3.1. Il motivo è infondato.
Premesso che il terzo comma dell’art. 2901 cod. civ. prevede, in caso di atto dispositivo a titolo oneroso, che ‘il terzo fosse consapevole del pregiudizio e, nel caso di atto anteriore al sorgere del credito, fosse partecipe della dolosa preordinazione’, con il motivo in scrutinio il ricorrente censura solo isolati passaggi motivazionali, asserendone la reciproca contraddittorietà, mentre dalla lettura complessiva della motivazione risulta che la corte di merito, del tutto correttamente: a) ha rilevato che gli atti dispositivi erano successivi al sorgere del credito; b) ha altresì rilevato che le parti erano coniugi, separati di fatto, ma ancora conviventi e coabitanti; c) sulla base di tali circostanze ha desunto la dimostrazione dell’esistenza dell’elemento soggettivo, presupposto dell’azione revocatoria, anche in capo al terzo.
Al di là, dunque, del riferimento ad un precedente di questa Corte, che -a detta della ricorrente – avrebbe valorizzato l’esistenza di un vincolo di solidarietà tra i disponenti ed il terzo, ma che peraltro ribadisce il principio per cui la prova della participatio fraudis del terzo può essere ricavata anche da
presunzioni semplici, ivi compresa la sussistenza di un vincolo parentale tra il debitore ed il terzo, quando tale vincolo renda estremamente inverosimile che il terzo non fosse a conoscenza della situazione debitoria gravante sul disponente (Cass., 1286/2019; Cass., 05/03/2009, n. 5359), dalla lettura dell’impugnata sentenza risulta che la corte di merito ha attribuito rilievo non solo al mero rapporto di coniugio, ma anche alla sostanziale coabitazione tra debitore e terzo, come pure alla situazione di complessiva difficoltà economica della società di famiglia, circostanze tutte rispetto alle quali ha altresì rilevato non essere stata fornita alcuna prova contraria.
La corte territoriale ha pertanto svolto un ragionamento logico-deduttivo del tutto conforme agli insegnamenti di legittimità, secondo cui la gravità, precisione e concordanza richieste dalla legge vanno ricavate da un giudizio globale e non atomistico degli indizi, e dalla loro collocazione in un contesto articolato, nel quale un indizio rafforza e ad un tempo trae vigore dall’altro, in vicendevole completamento (tra le più recenti cfr. Cass., n. 12002/2017; Cass., n. 5374/2017). Ciò che rileva, in base a deduzioni logiche di ragionevole probabilità, non necessariamente certe, è che dalla valutazione complessiva emerga la sufficienza degli indizi a supportare la presunzione semplice di fondatezza della pretesa, salvo l’ampio diritto della controparte a fornire la prova contraria.

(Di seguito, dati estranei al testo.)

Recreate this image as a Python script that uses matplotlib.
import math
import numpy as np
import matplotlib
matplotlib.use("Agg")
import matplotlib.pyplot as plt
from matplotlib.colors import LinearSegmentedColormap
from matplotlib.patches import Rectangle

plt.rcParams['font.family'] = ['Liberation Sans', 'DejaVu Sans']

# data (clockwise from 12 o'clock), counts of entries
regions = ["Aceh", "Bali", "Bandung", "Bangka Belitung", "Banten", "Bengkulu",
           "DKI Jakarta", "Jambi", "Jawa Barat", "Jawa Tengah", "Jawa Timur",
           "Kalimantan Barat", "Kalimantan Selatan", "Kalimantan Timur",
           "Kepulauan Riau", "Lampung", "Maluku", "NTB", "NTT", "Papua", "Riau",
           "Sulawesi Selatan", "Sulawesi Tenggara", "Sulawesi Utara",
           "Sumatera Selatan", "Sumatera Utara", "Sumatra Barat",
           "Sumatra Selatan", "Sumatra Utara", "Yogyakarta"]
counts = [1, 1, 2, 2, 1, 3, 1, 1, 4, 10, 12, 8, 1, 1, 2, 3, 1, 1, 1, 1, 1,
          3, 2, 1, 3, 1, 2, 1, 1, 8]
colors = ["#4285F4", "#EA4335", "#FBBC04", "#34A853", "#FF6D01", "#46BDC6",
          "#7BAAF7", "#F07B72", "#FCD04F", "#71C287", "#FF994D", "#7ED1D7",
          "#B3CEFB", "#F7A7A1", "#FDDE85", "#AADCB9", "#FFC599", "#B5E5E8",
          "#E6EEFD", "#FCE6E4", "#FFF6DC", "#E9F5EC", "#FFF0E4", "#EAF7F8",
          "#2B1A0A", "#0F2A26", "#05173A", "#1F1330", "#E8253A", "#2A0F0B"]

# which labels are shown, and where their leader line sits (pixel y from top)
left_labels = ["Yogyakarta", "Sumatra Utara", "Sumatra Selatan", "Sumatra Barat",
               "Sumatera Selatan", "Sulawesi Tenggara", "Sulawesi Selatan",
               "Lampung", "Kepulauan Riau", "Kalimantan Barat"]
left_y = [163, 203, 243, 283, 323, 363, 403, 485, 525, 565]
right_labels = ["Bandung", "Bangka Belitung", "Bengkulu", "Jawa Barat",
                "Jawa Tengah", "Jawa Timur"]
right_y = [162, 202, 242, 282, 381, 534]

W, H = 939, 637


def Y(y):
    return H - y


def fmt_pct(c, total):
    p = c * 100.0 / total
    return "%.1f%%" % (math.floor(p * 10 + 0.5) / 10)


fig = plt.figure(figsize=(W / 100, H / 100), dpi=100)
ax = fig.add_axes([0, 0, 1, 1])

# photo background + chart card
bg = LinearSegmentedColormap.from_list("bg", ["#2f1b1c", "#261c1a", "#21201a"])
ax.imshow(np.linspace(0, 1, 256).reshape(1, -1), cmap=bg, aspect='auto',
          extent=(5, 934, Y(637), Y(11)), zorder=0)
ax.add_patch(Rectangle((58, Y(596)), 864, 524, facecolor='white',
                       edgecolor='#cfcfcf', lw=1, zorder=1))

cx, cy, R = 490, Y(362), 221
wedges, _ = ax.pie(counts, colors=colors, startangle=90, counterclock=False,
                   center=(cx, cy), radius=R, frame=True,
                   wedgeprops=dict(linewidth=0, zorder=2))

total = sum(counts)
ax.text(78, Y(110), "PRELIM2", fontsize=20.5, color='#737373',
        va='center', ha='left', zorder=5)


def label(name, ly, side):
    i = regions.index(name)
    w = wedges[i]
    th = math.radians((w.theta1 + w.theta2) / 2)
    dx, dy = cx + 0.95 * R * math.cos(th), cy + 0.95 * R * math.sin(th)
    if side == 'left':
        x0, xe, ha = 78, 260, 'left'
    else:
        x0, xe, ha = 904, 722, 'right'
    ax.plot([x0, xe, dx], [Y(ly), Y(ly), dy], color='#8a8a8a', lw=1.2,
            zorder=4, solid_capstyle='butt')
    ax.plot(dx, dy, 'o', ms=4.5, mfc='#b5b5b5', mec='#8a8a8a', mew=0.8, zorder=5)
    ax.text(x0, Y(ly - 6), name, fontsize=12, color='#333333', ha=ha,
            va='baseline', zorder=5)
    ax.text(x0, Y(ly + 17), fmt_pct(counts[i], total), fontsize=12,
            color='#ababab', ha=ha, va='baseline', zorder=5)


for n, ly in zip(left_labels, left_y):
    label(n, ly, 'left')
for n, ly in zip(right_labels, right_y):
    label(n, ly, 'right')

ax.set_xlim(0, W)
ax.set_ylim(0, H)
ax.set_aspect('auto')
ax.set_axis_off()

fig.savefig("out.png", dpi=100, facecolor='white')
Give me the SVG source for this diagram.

All’inammissibilità e info ndatezza dei motivi consegue il rigetto del ricorso.
Le spese del giudizio di legittimità, liquidate nella misura indicata in dispositivo, seguono la soccombenza.
Non è a farsi luogo a condanna della ricorrente ai sensi del combinato disposto degli artt. 380-bis e 96, comma terzo e quarto, cod. proc. civ., in quanto per anomalia del pct la proposta di decisione accelerata risulta nel fascicolo telematico priva di
motivazione.
P.Q.M.
La Corte rigetta il ricorso. Condanna la ricorrente al pagamento delle spese del giudizio di legittimità, che liquida in complessivi euro 9.200,00, d cui euro 9.000,00 per compensi, oltre spese generali e accessori di legge, in favore della controricorrente.
Ai sensi dell’art. 13 comma 1 quater del d.P.R. n. 115 del 2002, inserito dall’art. 1, comma 17 della l. n. 228 del 2012, dà atto della sussistenza dei presupposti processuali per il versamento, da parte della ricorrente, al competente ufficio di merito, dell’ulteriore importo a titolo di contributo unificato pari a quello previsto per il ricorso, a norma del comma 1-bis, dello stesso articolo 13, se dovuto.